The only problem is that today is starting out the same way. So sad, so much heartache. I want my kids to have their dad and I want Jove to tell me that "Nobody compares to you" again. I miss his hugs and how proud of me he was. He always said what a fantastic mom I was and that meant everything to me. He bragged about my racing accomplishments to people at work even though I told him I was just performing in an average way. He was always impressed with what I did. He respected all of the volunteer work that I did but never failed to suggest that I should start a business doing xyz. Regularly. Annoyingly frequently. However, it is the annoying little things I miss, actually. His giggly laugh that oftentimes felt so inappropriate is the one I regret getting annoyed with the most. What a gift that laugh was and the joy he seemed to get out of simple things in life. It is just that he was such a good person....and there are so many people that aren't as nice or kind....I never will be able to understand it. Today is going to be hard and I just need to accept it.
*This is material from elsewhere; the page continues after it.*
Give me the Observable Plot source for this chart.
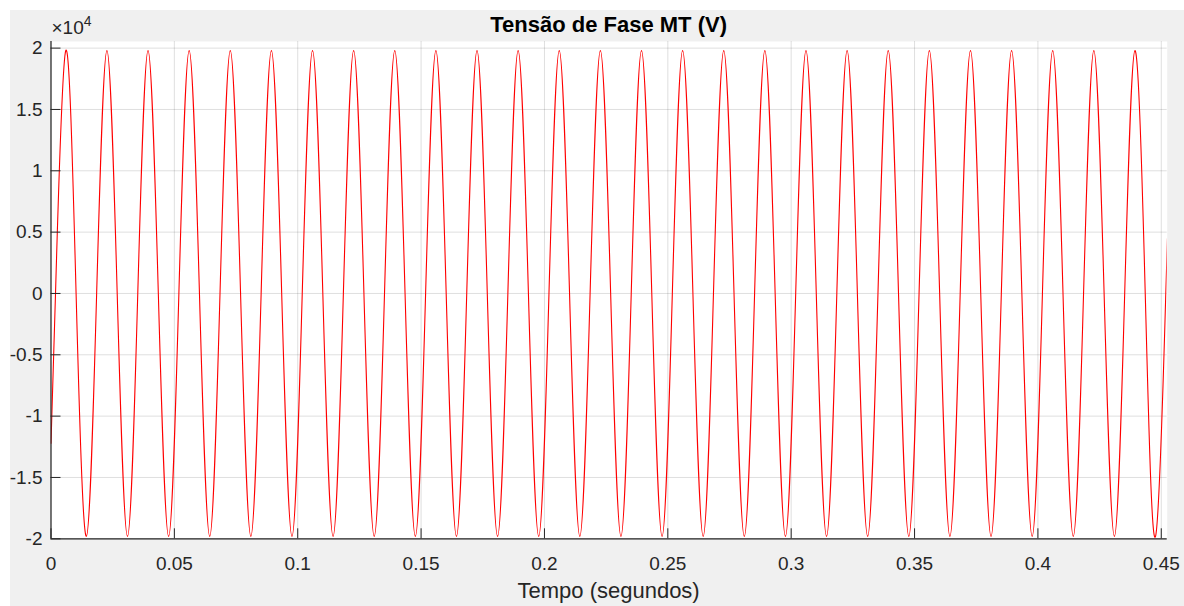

It's been a rough week. My tenants moved out of our rental property without giving me this month's rent nor 30 days notice. The place is dirty and they shut off the gas. I get to sit at the first house I shared with my late husband for four hours today in the cold, empty, dirty house. Thinking is not my friend. Not most days and certainly NOT today. Also, my phone dropped and the screen shattered. Only $50 to replace it because I was smart enough to get the warranty but it still impacted my strict 2012 January budget I setup for myself.....and, I am on the Daniel fast again and am finding myself irritated at being so restricted (though I am 1 week and 1 day done so only less than 2 weeks left!)...All I know is that it has been a challenging week and I know, from experience, it could be a heck of a lot worse. I shouldn't complain so much but, sometimes, whining about it just needs to occur. I have friends coming over this weekend that understand all this and I can't wait!
New fitness goal is beginning on 2/1 as well as a new life goal. Wish me luck!